Since my writing skills were so rusty that nothing could get them going, not even WD-40 (because I’m from the country and that is how we “fix” everything that duct tape doesn’t work on). 

I googled (because I use Google or Google Map to find everything I don’t know) local writing groups. There were numerous groups, far more than I expected. Sorting through them I found one for creative nonfiction that wasn’t too far away. They were meeting the following day at a public library (which makes it a pretty safe place to meet a group of strangers), so I planned to go.  
Boy, was I scared. A group of complete strangers was intimidating enough. But this was a group of writers! I wasn’t really a writer. I wasn’t actively writing. I have a lot of nerve thinking I’m a writer.  Pfft.

I’ve published a little of my writing. The bulk of it was while I was a Journalism student at Baylor and covering sports for the Baylor Lariat. Since then, I’ve published a few of my old poems online on the Heal My PTSD website and this past spring, my poem, “Doll Face” was printed in a collection.
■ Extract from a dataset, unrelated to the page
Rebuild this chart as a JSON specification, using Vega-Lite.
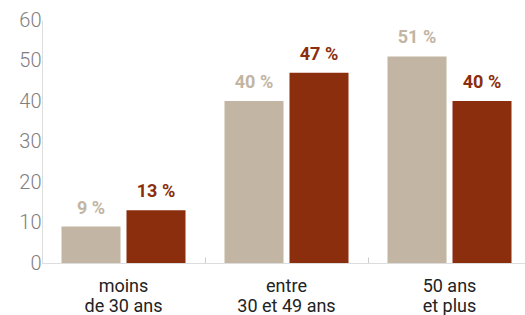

Nor was I really submitting my work. I was on the brink of having a final draft of a collection of my old poems, “Invisible Veils: Revealing the Destruction of PTSD.”   

 

Getting ready for the meeting took some time and effort to mentally prepare for. And I wasn’t quite sure how writers were supposed to dress. Do I wear business casual? Sporty? Trendy? (Although I’m not really all that trendy these days. I’m more of a minimalist and wear a lot of black so I don’t have to put too much thought into my clothes. So that wasn’t an option.) Leisurely? Was I supposed to wear lace and a long flowing dress since I’d written poetry?

I settled on a pair of skinny jeans and a practical black v-neck, 3-quarter sleeve sweater and some black sandals my niece had given me while I was still in Texas (because she had outgrown them).

I remember walking in that meeting room, holding my breath and fidgeting my right hand. There were 2 men there and they greeted me and were very friendly. More writers started trickling in. Surprisingly, I was early, which is not like me. I like to arrive just in time, but this was a new place to find (and so I find myself having to leave earlier than I’d like to most places I go now).

During introductions, I shared that I was new to Jersey and that my intent by coming to this group was to get back into writing regularly. I wanted to turn the one story (about my recovery from PTSD) I’ve written in the past 10 years into a memoir. I wasn’t sure how I was going to do that at this point. I just knew I wanted to do it.  

I was the first one to share my work since I was new. And for the first time ever, I read outloud my story of recovery, “Disorderly Life: Recovering from PTSD.”
My voice was shaky and cracked a few times. My heart was pounding. I kept my eyes down and focused on the words on the screen on my phone (since that is what I use to type most of my work if I don’t use a computer at the library) because I was too afraid to see anyone’s reaction.  

When I finished reading, the entire group applauded. I was taken aback by this reaction. The writing was raw and terrible. This piece needed a lot of editing. I vaguely remember the comments, not because they weren’t good. Quite the contrary. The feedback was so positive and encouraging. I just couldn’t wrap my head around these writers applauding MY work.  

The most encouraging comment came from a woman who said she could see the chapters unfolding as I read and that my story needed to be written and shared.  
And that is just what I’ve been doing ever since!